Antitrust, Non-Competition, and No-Poach Agreements in Digital Industries
19 Pages Posted: 19 Nov 2020
Date Written: November 11, 2020
The use of NCAs is currently regulated under state law. These laws embody diverse approaches to the regulation of NCAs which generally limit enforcement of NCAs to those with reasonable and narrowly tailored terms. State law also incorporates various approaches to mitigating the negative effects NCAs might have on workers, including requiring adequate disclosure, consideration, and banning their use in certain employment contracts. These diverse approaches can leave regulatory gaps in certain states and can result in overregulation in others. But this can also be a feature—diverse approaches to legal regulation of NCAs at the state level takes advantage of the laboratory of the states to generate information that will allow economic research to better evaluate the effects of these diverse legal approaches without exposing the entire nation to potential mistakes.
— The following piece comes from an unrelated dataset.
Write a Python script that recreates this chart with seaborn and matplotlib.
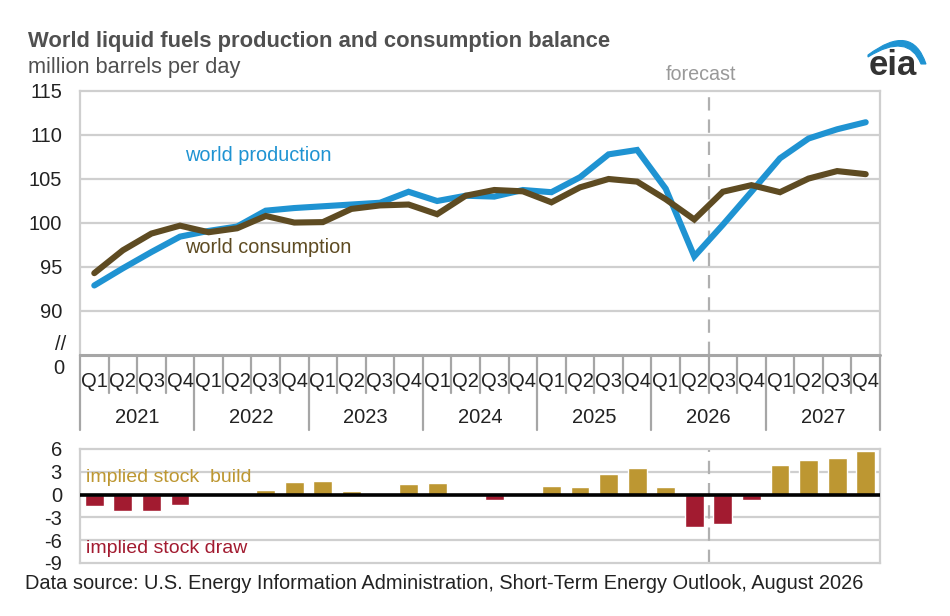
import numpy as np
import pandas as pd
import matplotlib
matplotlib.use("Agg")
import matplotlib.pyplot as plt
from matplotlib.path import Path
from matplotlib.patches import PathPatch
import seaborn as sns

# ---------------- data ----------------
years = ["2021", "2022", "2023", "2024", "2025", "2026", "2027"]
quarters = ["Q1", "Q2", "Q3", "Q4"]
production = [92.9, 94.85, 96.7, 98.45, 99.1, 99.6, 101.4, 101.7,
              101.9, 102.1, 102.3, 103.55, 102.5, 103.1, 103.0, 103.75,
              103.5, 105.2, 107.8, 108.3, 103.9, 96.2, 99.8, 103.55,
              107.35, 109.6, 110.65, 111.45]
consumption = [94.3, 96.9, 98.8, 99.7, 98.95, 99.4, 100.8, 100.05,
               100.1, 101.6, 102.0, 102.1, 101.0, 103.1, 103.75, 103.6,
               102.35, 104.05, 105.0, 104.7, 102.7, 100.4, 103.55, 104.3,
               103.5, 105.05, 105.9, 105.55]
stock_change = [-1.45, -2.15, -2.1, -1.35, 0.12, 0.0, 0.65, 1.6,
                1.75, 0.45, 0.15, 1.45, 1.5, 0.0, -0.7, 0.05,
                1.1, 0.98, 2.75, 3.45, 1.0, -4.2, -3.85, -0.65,
                3.85, 4.6, 4.85, 5.8]
upper_ticks = [90, 95, 100, 105, 110, 115]
lower_ticks = [-9, -6, -3, 0, 3, 6]

# ---------------- style ----------------
sns.set_theme(style="white")
plt.rcParams["font.family"] = ["Liberation Sans", "DejaVu Sans"]

BLUE = "#1f93d2"
BROWN = "#5e4b22"
GOLD = "#bd9732"
RED = "#a21b30"
GRID = "#cfcfcf"
AXIS = "#a6a6a6"
TXT = "#222222"

n = len(production)
idx = np.arange(n)
df = pd.DataFrame({"idx": idx, "production": production,
                   "consumption": consumption, "change": stock_change})
df["sign"] = np.where(df["change"] >= 0, "build", "draw")

W, H = 950, 616
fig = plt.figure(figsize=(W / 100, H / 100), dpi=100)

def fx(px):
    return px / W

def fy(py):
    return 1 - py / H

L, R = 80, 880
ax = fig.add_axes([fx(L), fy(355), fx(R - L), fy(91) - fy(355)])
axc = fig.add_axes([fx(L), fy(430), fx(R - L), fy(355) - fy(430)])
axb = fig.add_axes([fx(L), fy(563), fx(R - L), fy(449) - fy(563)])

xlim = (-0.5, n - 0.5)
fc_x = 21.5

# ---------- upper chart ----------
for y in upper_ticks[:-1]:
    ax.axhline(y, color=GRID, lw=1.6, zorder=0)
sns.lineplot(data=df, x="idx", y="production", ax=ax, color=BLUE, lw=4.4,
             solid_capstyle="round", solid_joinstyle="miter", zorder=3)
sns.lineplot(data=df, x="idx", y="consumption", ax=ax, color=BROWN, lw=4.4,
             solid_capstyle="round", solid_joinstyle="miter", zorder=4)
ax.axvline(fc_x, color="#b0b0b0", lw=1.6, ls=(0, (6, 4)), zorder=2)
ax.set_xlim(*xlim)
ax.set_ylim(85, 115)
ax.set_yticks(upper_ticks)
ax.set_yticklabels([str(t) for t in upper_ticks])
ax.set_xticks([])
ax.set_xlabel("")
ax.set_ylabel("")
ax.tick_params(axis="y", length=0, pad=13, labelsize=14.5, labelcolor=TXT)
for s in ["left", "top", "right"]:
    ax.spines[s].set_color(GRID)
    ax.spines[s].set_linewidth(1.6)
ax.spines["bottom"].set_visible(False)
ax.text(3.18, 107.7, "world production", color=BLUE, fontsize=14.3, va="center")
ax.text(3.18, 97.2, "world consumption", color=BROWN, fontsize=14.3, va="center")
ax.text(fc_x - 0.25, 1.025, "forecast", transform=ax.get_xaxis_transform(),
        ha="center", va="bottom", color="#999999", fontsize=14.2)

# ---------- category axis ----------
axc.set_xlim(*xlim)
axc.set_ylim(0, 1)
axc.axis("off")
axc.axhline(1, color=AXIS, lw=2.2, clip_on=False)
for i in range(n + 1):
    xb = i - 0.5
    if i % 4 == 0:
        axc.plot([xb, xb], [0, 1], color=AXIS, lw=1.6, clip_on=False)
    else:
        axc.plot([xb, xb], [0.5, 1], color=AXIS, lw=1.6, clip_on=False)
for i in range(n):
    axc.text(i, 0.65, quarters[i % 4], ha="center", va="center",
             fontsize=14.5, color=TXT)
for k, yr in enumerate(years):
    axc.text(4 * k + 1.5, 0.17, yr, ha="center", va="center",
             fontsize=14.5, color=TXT)
fig.text(fx(66), fy(345), "//", ha="right", va="center", fontsize=14.5, color=TXT)
fig.text(fx(64), fy(368), "0", ha="right", va="center", fontsize=14.5, color=TXT)

# ---------- lower chart ----------
for y in [-6, -3, 3]:
    axb.axhline(y, color=GRID, lw=1.6, zorder=0)
sns.barplot(data=df, x="idx", y="change", hue="sign", ax=axb,
            order=list(idx), hue_order=["build", "draw"],
            palette={"build": GOLD, "draw": RED}, dodge=False, width=0.66,
            saturation=1, errorbar=None, legend=False, zorder=2)
axb.axhline(0, color="black", lw=2.6, zorder=3)
axb.axvline(fc_x, color="#b0b0b0", lw=1.6, ls=(0, (6, 4)), zorder=1)
axb.set_xlim(*xlim)
axb.set_ylim(-9, 6)
axb.set_yticks(lower_ticks)
axb.set_yticklabels([str(t) for t in lower_ticks])
axb.set_xticks([])
axb.set_xlabel("")
axb.set_ylabel("")
axb.tick_params(axis="y", length=0, pad=13, labelsize=14.5, labelcolor=TXT)
for s in ["left", "top", "right", "bottom"]:
    axb.spines[s].set_color(GRID)
    axb.spines[s].set_linewidth(1.6)
axb.text(-0.3, 2.2, "implied stock  build", color=GOLD, fontsize=14, va="center")
axb.text(-0.3, -7.1, "implied stock draw", color=RED, fontsize=14, va="center")

# ---------- titles / source ----------
fig.text(fx(28), fy(41), "World liquid fuels production and consumption balance",
         ha="left", va="center", fontsize=15.8, fontweight="bold", color="#505050")
fig.text(fx(28), fy(67), "million barrels per day", ha="left", va="center",
         fontsize=15.7, color="#505050")
fig.text(fx(25), fy(574), "Data source: U.S. Energy Information Administration, "
         "Short-Term Energy Outlook, August 2026", ha="left", va="top",
         fontsize=14.4, color=TXT)

# ---------- eia logo ----------
fig.text(fx(893), fy(75), "eia", ha="center", va="baseline", fontsize=25,
         fontweight="bold", color="#333333")
verts = [(868, 55), (912, 22), (926, 64), (921, 64), (908, 32), (868, 57), (868, 55)]
verts = [(fx(a), fy(b)) for a, b in verts]
codes = [Path.MOVETO, Path.CURVE3, Path.CURVE3, Path.LINETO, Path.CURVE3,
         Path.CURVE3, Path.CLOSEPOLY]
fig.patches.append(PathPatch(Path(verts, codes), facecolor=BLUE, edgecolor=BLUE,
                             lw=0.8, transform=fig.transFigure))

fig.savefig("out.png", dpi=100)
There has also been a growing and robust literature that has examined state variation in the regulation of NCAs and the effect of these laws on worker welfare. However, current evidence does not yet suggest a reliable and predictable link between the use of NCAs and the effect on employee welfare. Moreover, changes in employee welfare can be negatively correlated to changes in consumer welfare. Any antitrust rule that broadly prohibits the use and enforcement of NCAs would be based on incomplete evidence, would interfere with the current operation of the balanced and nuanced state by state approach to regulating NCAs, and would potentially be at odds with the antitrust laws’ focus on consumer welfare.